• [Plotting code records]
* begin *

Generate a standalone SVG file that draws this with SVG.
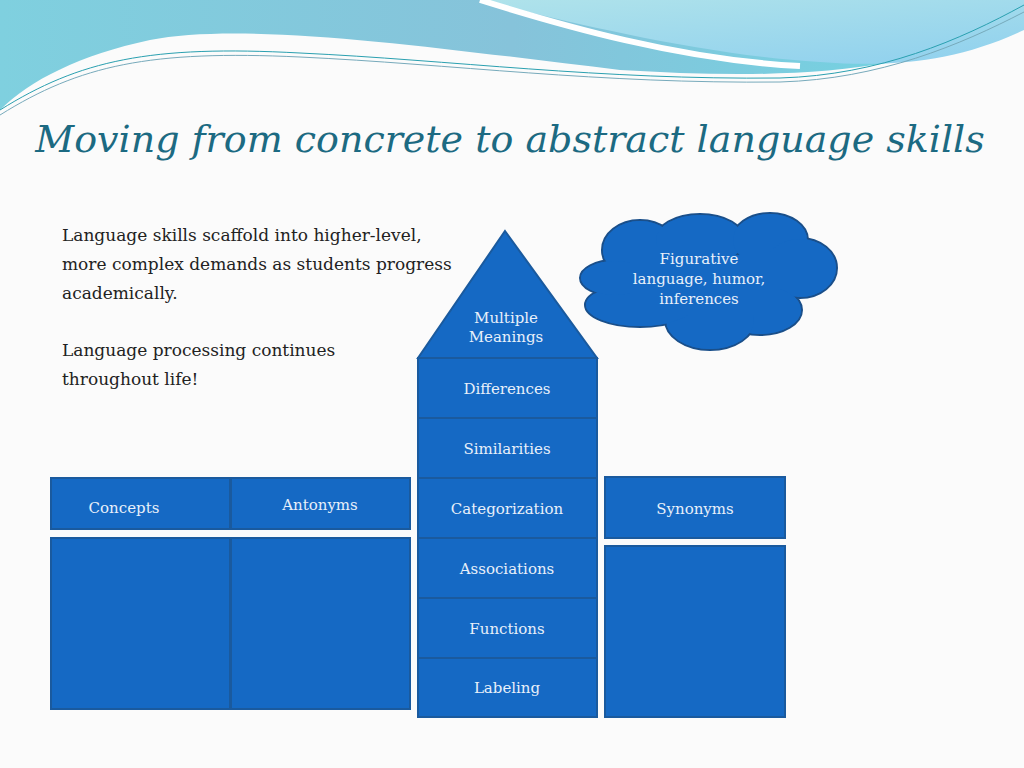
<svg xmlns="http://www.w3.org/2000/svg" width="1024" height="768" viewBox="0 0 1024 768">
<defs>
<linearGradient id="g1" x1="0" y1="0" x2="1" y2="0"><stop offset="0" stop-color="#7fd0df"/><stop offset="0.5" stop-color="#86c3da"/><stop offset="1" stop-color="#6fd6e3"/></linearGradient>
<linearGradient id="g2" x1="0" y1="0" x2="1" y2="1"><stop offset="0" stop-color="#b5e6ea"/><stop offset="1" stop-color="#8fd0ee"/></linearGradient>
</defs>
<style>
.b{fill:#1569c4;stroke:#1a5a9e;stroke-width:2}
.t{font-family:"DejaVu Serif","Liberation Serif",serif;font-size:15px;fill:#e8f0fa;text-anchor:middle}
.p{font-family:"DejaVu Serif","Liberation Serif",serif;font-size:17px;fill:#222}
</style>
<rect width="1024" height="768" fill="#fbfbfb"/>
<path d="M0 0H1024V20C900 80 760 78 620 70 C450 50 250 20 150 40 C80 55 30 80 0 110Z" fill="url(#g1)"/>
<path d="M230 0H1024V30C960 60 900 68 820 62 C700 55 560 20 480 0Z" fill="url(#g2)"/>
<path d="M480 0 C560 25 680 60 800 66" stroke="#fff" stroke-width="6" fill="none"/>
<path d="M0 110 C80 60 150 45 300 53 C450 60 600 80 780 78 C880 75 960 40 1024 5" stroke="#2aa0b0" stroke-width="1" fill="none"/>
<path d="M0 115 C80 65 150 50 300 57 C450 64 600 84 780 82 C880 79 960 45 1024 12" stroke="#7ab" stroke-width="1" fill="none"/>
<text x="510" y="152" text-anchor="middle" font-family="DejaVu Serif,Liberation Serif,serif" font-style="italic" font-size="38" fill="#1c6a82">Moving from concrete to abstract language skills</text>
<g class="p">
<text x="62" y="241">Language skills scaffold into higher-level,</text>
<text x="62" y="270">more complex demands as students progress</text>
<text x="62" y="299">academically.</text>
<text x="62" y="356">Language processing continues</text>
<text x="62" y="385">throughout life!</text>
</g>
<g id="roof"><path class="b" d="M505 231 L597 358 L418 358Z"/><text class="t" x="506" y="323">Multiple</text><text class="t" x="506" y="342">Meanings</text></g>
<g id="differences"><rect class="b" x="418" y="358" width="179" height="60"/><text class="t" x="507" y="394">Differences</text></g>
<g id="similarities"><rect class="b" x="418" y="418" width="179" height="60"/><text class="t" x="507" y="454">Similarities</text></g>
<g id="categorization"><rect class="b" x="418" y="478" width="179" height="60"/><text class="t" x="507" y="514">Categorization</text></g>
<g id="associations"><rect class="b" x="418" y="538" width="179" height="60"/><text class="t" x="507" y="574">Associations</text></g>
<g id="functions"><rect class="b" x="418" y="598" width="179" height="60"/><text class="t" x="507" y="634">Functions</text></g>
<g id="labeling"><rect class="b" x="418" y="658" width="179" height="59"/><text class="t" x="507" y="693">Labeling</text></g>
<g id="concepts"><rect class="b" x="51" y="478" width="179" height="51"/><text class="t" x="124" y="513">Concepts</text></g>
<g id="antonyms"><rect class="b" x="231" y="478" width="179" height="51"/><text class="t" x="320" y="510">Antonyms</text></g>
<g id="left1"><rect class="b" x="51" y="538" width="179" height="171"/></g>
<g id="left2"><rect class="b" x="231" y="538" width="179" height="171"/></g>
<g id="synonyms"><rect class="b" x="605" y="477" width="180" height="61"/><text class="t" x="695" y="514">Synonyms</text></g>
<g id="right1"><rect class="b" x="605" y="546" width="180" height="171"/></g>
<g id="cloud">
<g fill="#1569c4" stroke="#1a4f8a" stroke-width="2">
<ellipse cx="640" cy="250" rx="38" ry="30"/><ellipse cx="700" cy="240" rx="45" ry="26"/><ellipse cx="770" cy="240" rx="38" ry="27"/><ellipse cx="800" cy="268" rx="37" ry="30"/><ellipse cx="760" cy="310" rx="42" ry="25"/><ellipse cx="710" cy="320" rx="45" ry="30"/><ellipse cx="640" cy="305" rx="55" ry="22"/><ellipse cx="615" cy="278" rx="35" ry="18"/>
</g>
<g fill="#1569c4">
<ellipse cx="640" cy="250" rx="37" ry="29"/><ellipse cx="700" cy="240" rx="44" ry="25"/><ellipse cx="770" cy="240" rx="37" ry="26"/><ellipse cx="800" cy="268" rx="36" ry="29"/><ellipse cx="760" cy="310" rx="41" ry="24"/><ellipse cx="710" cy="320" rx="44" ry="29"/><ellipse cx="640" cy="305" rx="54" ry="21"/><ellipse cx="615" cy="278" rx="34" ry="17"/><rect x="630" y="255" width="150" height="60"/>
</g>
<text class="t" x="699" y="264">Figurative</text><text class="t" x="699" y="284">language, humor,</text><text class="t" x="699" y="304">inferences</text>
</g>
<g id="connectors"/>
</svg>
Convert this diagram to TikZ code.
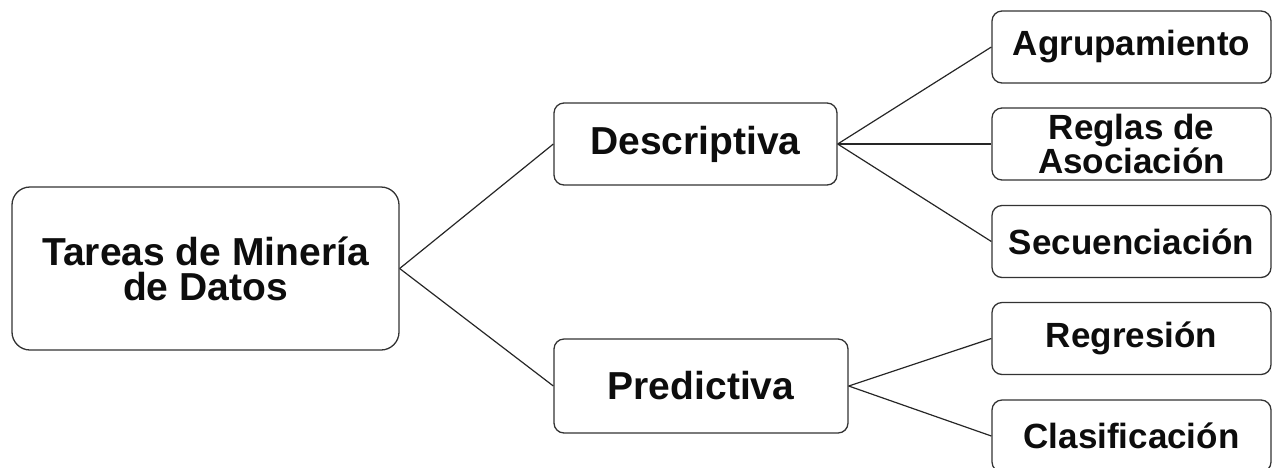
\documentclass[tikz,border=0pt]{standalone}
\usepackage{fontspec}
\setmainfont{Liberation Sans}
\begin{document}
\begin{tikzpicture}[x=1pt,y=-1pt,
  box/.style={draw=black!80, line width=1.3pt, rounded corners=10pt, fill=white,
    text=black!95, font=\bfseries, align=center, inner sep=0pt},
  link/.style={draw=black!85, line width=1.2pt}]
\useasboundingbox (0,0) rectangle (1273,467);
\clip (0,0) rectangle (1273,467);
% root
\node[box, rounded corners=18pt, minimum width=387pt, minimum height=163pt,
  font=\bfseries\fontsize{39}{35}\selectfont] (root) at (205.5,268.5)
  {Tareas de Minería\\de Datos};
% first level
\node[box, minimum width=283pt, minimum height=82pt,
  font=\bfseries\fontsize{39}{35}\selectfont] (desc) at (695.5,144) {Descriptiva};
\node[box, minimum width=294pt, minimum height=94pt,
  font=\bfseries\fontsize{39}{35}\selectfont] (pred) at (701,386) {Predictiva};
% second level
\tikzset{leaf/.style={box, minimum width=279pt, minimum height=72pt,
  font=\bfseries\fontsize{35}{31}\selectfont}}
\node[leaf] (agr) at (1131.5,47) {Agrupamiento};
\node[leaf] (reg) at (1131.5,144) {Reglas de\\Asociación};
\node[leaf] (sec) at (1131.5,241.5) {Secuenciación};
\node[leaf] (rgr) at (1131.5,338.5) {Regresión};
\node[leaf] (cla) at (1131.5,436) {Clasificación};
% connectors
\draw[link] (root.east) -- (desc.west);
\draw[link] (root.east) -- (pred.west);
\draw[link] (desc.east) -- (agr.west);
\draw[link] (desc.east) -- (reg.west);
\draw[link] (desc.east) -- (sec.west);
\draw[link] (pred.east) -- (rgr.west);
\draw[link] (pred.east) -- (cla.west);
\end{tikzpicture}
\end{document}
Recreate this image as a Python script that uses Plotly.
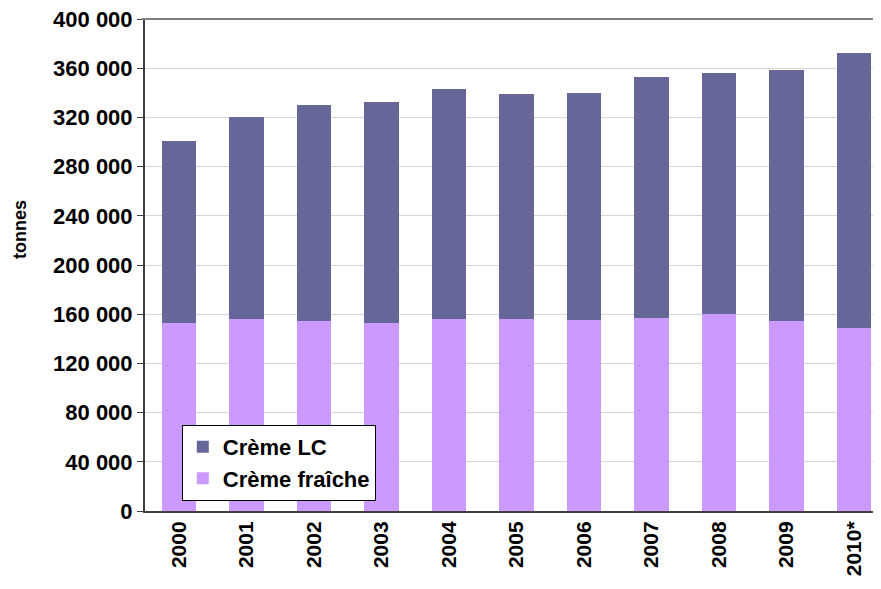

* end *

• [What is needed] Skip the pictures and print each record exactly as it stands.

• [Exercise result]
Generate a standalone SVG file that draws this with SVG.
<svg xmlns="http://www.w3.org/2000/svg" width="1024" height="768" viewBox="0 0 1024 768">
<defs>
<linearGradient id="g1" x1="0" y1="0" x2="1" y2="0"><stop offset="0" stop-color="#7fd0df"/><stop offset="0.5" stop-color="#86c3da"/><stop offset="1" stop-color="#6fd6e3"/></linearGradient>
<linearGradient id="g2" x1="0" y1="0" x2="1" y2="1"><stop offset="0" stop-color="#b5e6ea"/><stop offset="1" stop-color="#8fd0ee"/></linearGradient>
</defs>
<style>
.b{fill:#1569c4;stroke:#1a5a9e;stroke-width:2}
.t{font-family:"DejaVu Serif","Liberation Serif",serif;font-size:15px;fill:#e8f0fa;text-anchor:middle}
.p{font-family:"DejaVu Serif","Liberation Serif",serif;font-size:17px;fill:#222}
</style>
<rect width="1024" height="768" fill="#fbfbfb"/>
<path d="M0 0H1024V20C900 80 760 78 620 70 C450 50 250 20 150 40 C80 55 30 80 0 110Z" fill="url(#g1)"/>
<path d="M230 0H1024V30C960 60 900 68 820 62 C700 55 560 20 480 0Z" fill="url(#g2)"/>
<path d="M480 0 C560 25 680 60 800 66" stroke="#fff" stroke-width="6" fill="none"/>
<path d="M0 110 C80 60 150 45 300 53 C450 60 600 80 780 78 C880 75 960 40 1024 5" stroke="#2aa0b0" stroke-width="1" fill="none"/>
<path d="M0 115 C80 65 150 50 300 57 C450 64 600 84 780 82 C880 79 960 45 1024 12" stroke="#7ab" stroke-width="1" fill="none"/>
<text x="510" y="152" text-anchor="middle" font-family="DejaVu Serif,Liberation Serif,serif" font-style="italic" font-size="38" fill="#1c6a82">Moving from concrete to abstract language skills</text>
<g class="p">
<text x="62" y="241">Language skills scaffold into higher-level,</text>
<text x="62" y="270">more complex demands as students progress</text>
<text x="62" y="299">academically.</text>
<text x="62" y="356">Language processing continues</text>
<text x="62" y="385">throughout life!</text>
</g>
<g id="roof"><path class="b" d="M505 231 L597 358 L418 358Z"/><text class="t" x="506" y="323">Multiple</text><text class="t" x="506" y="342">Meanings</text></g>
<g id="differences"><rect class="b" x="418" y="358" width="179" height="60"/><text class="t" x="507" y="394">Differences</text></g>
<g id="similarities"><rect class="b" x="418" y="418" width="179" height="60"/><text class="t" x="507" y="454">Similarities</text></g>
<g id="categorization"><rect class="b" x="418" y="478" width="179" height="60"/><text class="t" x="507" y="514">Categorization</text></g>
<g id="associations"><rect class="b" x="418" y="538" width="179" height="60"/><text class="t" x="507" y="574">Associations</text></g>
<g id="functions"><rect class="b" x="418" y="598" width="179" height="60"/><text class="t" x="507" y="634">Functions</text></g>
<g id="labeling"><rect class="b" x="418" y="658" width="179" height="59"/><text class="t" x="507" y="693">Labeling</text></g>
<g id="concepts"><rect class="b" x="51" y="478" width="179" height="51"/><text class="t" x="124" y="513">Concepts</text></g>
<g id="antonyms"><rect class="b" x="231" y="478" width="179" height="51"/><text class="t" x="320" y="510">Antonyms</text></g>
<g id="left1"><rect class="b" x="51" y="538" width="179" height="171"/></g>
<g id="left2"><rect class="b" x="231" y="538" width="179" height="171"/></g>
<g id="synonyms"><rect class="b" x="605" y="477" width="180" height="61"/><text class="t" x="695" y="514">Synonyms</text></g>
<g id="right1"><rect class="b" x="605" y="546" width="180" height="171"/></g>
<g id="cloud">
<g fill="#1569c4" stroke="#1a4f8a" stroke-width="2">
<ellipse cx="640" cy="250" rx="38" ry="30"/><ellipse cx="700" cy="240" rx="45" ry="26"/><ellipse cx="770" cy="240" rx="38" ry="27"/><ellipse cx="800" cy="268" rx="37" ry="30"/><ellipse cx="760" cy="310" rx="42" ry="25"/><ellipse cx="710" cy="320" rx="45" ry="30"/><ellipse cx="640" cy="305" rx="55" ry="22"/><ellipse cx="615" cy="278" rx="35" ry="18"/>
</g>
<g fill="#1569c4">
<ellipse cx="640" cy="250" rx="37" ry="29"/><ellipse cx="700" cy="240" rx="44" ry="25"/><ellipse cx="770" cy="240" rx="37" ry="26"/><ellipse cx="800" cy="268" rx="36" ry="29"/><ellipse cx="760" cy="310" rx="41" ry="24"/><ellipse cx="710" cy="320" rx="44" ry="29"/><ellipse cx="640" cy="305" rx="54" ry="21"/><ellipse cx="615" cy="278" rx="34" ry="17"/><rect x="630" y="255" width="150" height="60"/>
</g>
<text class="t" x="699" y="264">Figurative</text><text class="t" x="699" y="284">language, humor,</text><text class="t" x="699" y="304">inferences</text>
</g>
<g id="connectors"/>
</svg>
Convert this diagram to TikZ code.
\documentclass[tikz,border=0pt]{standalone}
\usepackage{fontspec}
\setmainfont{Liberation Sans}
\begin{document}
\begin{tikzpicture}[x=1pt,y=-1pt,
  box/.style={draw=black!80, line width=1.3pt, rounded corners=10pt, fill=white,
    text=black!95, font=\bfseries, align=center, inner sep=0pt},
  link/.style={draw=black!85, line width=1.2pt}]
\useasboundingbox (0,0) rectangle (1273,467);
\clip (0,0) rectangle (1273,467);
% root
\node[box, rounded corners=18pt, minimum width=387pt, minimum height=163pt,
  font=\bfseries\fontsize{39}{35}\selectfont] (root) at (205.5,268.5)
  {Tareas de Minería\\de Datos};
% first level
\node[box, minimum width=283pt, minimum height=82pt,
  font=\bfseries\fontsize{39}{35}\selectfont] (desc) at (695.5,144) {Descriptiva};
\node[box, minimum width=294pt, minimum height=94pt,
  font=\bfseries\fontsize{39}{35}\selectfont] (pred) at (701,386) {Predictiva};
% second level
\tikzset{leaf/.style={box, minimum width=279pt, minimum height=72pt,
  font=\bfseries\fontsize{35}{31}\selectfont}}
\node[leaf] (agr) at (1131.5,47) {Agrupamiento};
\node[leaf] (reg) at (1131.5,144) {Reglas de\\Asociación};
\node[leaf] (sec) at (1131.5,241.5) {Secuenciación};
\node[leaf] (rgr) at (1131.5,338.5) {Regresión};
\node[leaf] (cla) at (1131.5,436) {Clasificación};
% connectors
\draw[link] (root.east) -- (desc.west);
\draw[link] (root.east) -- (pred.west);
\draw[link] (desc.east) -- (agr.west);
\draw[link] (desc.east) -- (reg.west);
\draw[link] (desc.east) -- (sec.west);
\draw[link] (pred.east) -- (rgr.west);
\draw[link] (pred.east) -- (cla.west);
\end{tikzpicture}
\end{document}
Recreate this image as a Python script that uses Plotly.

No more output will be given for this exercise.